Repeat the data below exactly, dropping any pictures it holds.

#### SUPPLIED MATERIAL:
..........

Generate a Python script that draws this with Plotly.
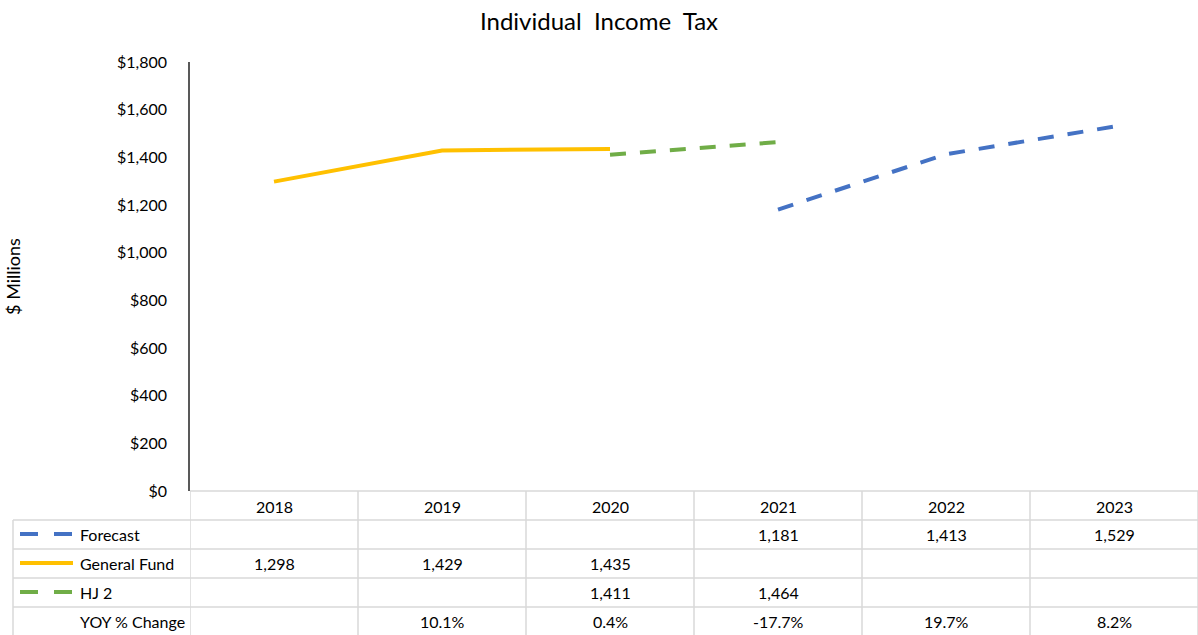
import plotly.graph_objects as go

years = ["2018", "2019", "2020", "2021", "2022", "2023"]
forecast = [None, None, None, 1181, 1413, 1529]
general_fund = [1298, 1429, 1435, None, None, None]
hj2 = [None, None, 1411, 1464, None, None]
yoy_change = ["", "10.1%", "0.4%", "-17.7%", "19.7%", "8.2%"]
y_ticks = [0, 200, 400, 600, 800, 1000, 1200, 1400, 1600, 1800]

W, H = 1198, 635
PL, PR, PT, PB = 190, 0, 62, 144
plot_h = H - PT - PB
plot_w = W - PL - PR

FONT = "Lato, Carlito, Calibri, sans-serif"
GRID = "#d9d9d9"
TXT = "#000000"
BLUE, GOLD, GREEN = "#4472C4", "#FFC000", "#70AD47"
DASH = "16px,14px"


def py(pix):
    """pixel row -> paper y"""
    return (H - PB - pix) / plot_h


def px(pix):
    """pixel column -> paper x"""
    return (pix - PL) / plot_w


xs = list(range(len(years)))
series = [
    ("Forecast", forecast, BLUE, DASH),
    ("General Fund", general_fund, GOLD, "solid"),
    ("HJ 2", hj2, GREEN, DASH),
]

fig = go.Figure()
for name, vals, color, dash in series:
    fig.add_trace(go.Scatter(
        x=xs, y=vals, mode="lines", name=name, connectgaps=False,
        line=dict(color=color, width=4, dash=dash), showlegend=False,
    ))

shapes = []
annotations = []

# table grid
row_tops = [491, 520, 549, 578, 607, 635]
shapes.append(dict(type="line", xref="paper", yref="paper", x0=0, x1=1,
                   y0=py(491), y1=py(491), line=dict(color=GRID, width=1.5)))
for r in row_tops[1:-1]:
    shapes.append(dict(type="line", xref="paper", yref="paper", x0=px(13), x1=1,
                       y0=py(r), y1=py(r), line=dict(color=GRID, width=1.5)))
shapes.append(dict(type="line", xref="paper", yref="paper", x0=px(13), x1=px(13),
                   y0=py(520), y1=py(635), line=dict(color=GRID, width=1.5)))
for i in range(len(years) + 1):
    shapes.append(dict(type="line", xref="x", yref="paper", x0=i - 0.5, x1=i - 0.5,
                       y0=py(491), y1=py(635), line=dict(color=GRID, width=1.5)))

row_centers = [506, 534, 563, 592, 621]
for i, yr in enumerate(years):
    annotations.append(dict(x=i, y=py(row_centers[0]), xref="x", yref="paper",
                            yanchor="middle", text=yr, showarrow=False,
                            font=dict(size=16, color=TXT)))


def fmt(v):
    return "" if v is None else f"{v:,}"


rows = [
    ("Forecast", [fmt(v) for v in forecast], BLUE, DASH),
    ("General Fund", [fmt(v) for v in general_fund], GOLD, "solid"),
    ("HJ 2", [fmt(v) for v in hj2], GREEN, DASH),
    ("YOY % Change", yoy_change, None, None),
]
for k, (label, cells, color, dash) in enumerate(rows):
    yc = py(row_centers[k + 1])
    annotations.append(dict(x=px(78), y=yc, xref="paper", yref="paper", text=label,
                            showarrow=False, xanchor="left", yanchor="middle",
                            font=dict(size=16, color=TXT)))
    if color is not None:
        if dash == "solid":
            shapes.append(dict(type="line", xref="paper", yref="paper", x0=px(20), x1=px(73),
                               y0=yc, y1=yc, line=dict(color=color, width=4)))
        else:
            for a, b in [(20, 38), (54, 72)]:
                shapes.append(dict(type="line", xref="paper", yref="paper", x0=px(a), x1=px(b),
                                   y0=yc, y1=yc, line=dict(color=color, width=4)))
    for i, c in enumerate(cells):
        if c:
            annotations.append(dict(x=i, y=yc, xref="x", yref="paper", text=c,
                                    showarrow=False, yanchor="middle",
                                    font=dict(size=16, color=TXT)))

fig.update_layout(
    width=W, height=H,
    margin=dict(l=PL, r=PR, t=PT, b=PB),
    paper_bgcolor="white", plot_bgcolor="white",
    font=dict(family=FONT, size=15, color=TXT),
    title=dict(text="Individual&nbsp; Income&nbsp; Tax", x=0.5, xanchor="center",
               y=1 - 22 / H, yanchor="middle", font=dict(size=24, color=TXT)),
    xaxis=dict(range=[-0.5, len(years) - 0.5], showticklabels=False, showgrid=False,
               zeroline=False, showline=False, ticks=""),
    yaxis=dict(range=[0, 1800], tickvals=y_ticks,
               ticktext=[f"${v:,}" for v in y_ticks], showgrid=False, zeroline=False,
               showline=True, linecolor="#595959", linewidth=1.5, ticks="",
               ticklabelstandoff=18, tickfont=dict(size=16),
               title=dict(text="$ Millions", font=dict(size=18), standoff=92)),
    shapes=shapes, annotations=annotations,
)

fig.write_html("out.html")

..........

#### REPLY:
Generate a Python script that draws this with Plotly.
import plotly.graph_objects as go

years = ["2018", "2019", "2020", "2021", "2022", "2023"]
forecast = [None, None, None, 1181, 1413, 1529]
general_fund = [1298, 1429, 1435, None, None, None]
hj2 = [None, None, 1411, 1464, None, None]
yoy_change = ["", "10.1%", "0.4%", "-17.7%", "19.7%", "8.2%"]
y_ticks = [0, 200, 400, 600, 800, 1000, 1200, 1400, 1600, 1800]

W, H = 1198, 635
PL, PR, PT, PB = 190, 0, 62, 144
plot_h = H - PT - PB
plot_w = W - PL - PR

FONT = "Lato, Carlito, Calibri, sans-serif"
GRID = "#d9d9d9"
TXT = "#000000"
BLUE, GOLD, GREEN = "#4472C4", "#FFC000", "#70AD47"
DASH = "16px,14px"


def py(pix):
    """pixel row -> paper y"""
    return (H - PB - pix) / plot_h


def px(pix):
    """pixel column -> paper x"""
    return (pix - PL) / plot_w


xs = list(range(len(years)))
series = [
    ("Forecast", forecast, BLUE, DASH),
    ("General Fund", general_fund, GOLD, "solid"),
    ("HJ 2", hj2, GREEN, DASH),
]

fig = go.Figure()
for name, vals, color, dash in series:
    fig.add_trace(go.Scatter(
        x=xs, y=vals, mode="lines", name=name, connectgaps=False,
        line=dict(color=color, width=4, dash=dash), showlegend=False,
    ))

shapes = []
annotations = []

# table grid
row_tops = [491, 520, 549, 578, 607, 635]
shapes.append(dict(type="line", xref="paper", yref="paper", x0=0, x1=1,
                   y0=py(491), y1=py(491), line=dict(color=GRID, width=1.5)))
for r in row_tops[1:-1]:
    shapes.append(dict(type="line", xref="paper", yref="paper", x0=px(13), x1=1,
                       y0=py(r), y1=py(r), line=dict(color=GRID, width=1.5)))
shapes.append(dict(type="line", xref="paper", yref="paper", x0=px(13), x1=px(13),
                   y0=py(520), y1=py(635), line=dict(color=GRID, width=1.5)))
for i in range(len(years) + 1):
    shapes.append(dict(type="line", xref="x", yref="paper", x0=i - 0.5, x1=i - 0.5,
                       y0=py(491), y1=py(635), line=dict(color=GRID, width=1.5)))

row_centers = [506, 534, 563, 592, 621]
for i, yr in enumerate(years):
    annotations.append(dict(x=i, y=py(row_centers[0]), xref="x", yref="paper",
                            yanchor="middle", text=yr, showarrow=False,
                            font=dict(size=16, color=TXT)))


def fmt(v):
    return "" if v is None else f"{v:,}"


rows = [
    ("Forecast", [fmt(v) for v in forecast], BLUE, DASH),
    ("General Fund", [fmt(v) for v in general_fund], GOLD, "solid"),
    ("HJ 2", [fmt(v) for v in hj2], GREEN, DASH),
    ("YOY % Change", yoy_change, None, None),
]
for k, (label, cells, color, dash) in enumerate(rows):
    yc = py(row_centers[k + 1])
    annotations.append(dict(x=px(78), y=yc, xref="paper", yref="paper", text=label,
                            showarrow=False, xanchor="left", yanchor="middle",
                            font=dict(size=16, color=TXT)))
    if color is not None:
        if dash == "solid":
            shapes.append(dict(type="line", xref="paper", yref="paper", x0=px(20), x1=px(73),
                               y0=yc, y1=yc, line=dict(color=color, width=4)))
        else:
            for a, b in [(20, 38), (54, 72)]:
                shapes.append(dict(type="line", xref="paper", yref="paper", x0=px(a), x1=px(b),
                                   y0=yc, y1=yc, line=dict(color=color, width=4)))
    for i, c in enumerate(cells):
        if c:
            annotations.append(dict(x=i, y=yc, xref="x", yref="paper", text=c,
                                    showarrow=False, yanchor="middle",
                                    font=dict(size=16, color=TXT)))

fig.update_layout(
    width=W, height=H,
    margin=dict(l=PL, r=PR, t=PT, b=PB),
    paper_bgcolor="white", plot_bgcolor="white",
    font=dict(family=FONT, size=15, color=TXT),
    title=dict(text="Individual&nbsp; Income&nbsp; Tax", x=0.5, xanchor="center",
               y=1 - 22 / H, yanchor="middle", font=dict(size=24, color=TXT)),
    xaxis=dict(range=[-0.5, len(years) - 0.5], showticklabels=False, showgrid=False,
               zeroline=False, showline=False, ticks=""),
    yaxis=dict(range=[0, 1800], tickvals=y_ticks,
               ticktext=[f"${v:,}" for v in y_ticks], showgrid=False, zeroline=False,
               showline=True, linecolor="#595959", linewidth=1.5, ticks="",
               ticklabelstandoff=18, tickfont=dict(size=16),
               title=dict(text="$ Millions", font=dict(size=18), standoff=92)),
    shapes=shapes, annotations=annotations,
)

fig.write_html("out.html")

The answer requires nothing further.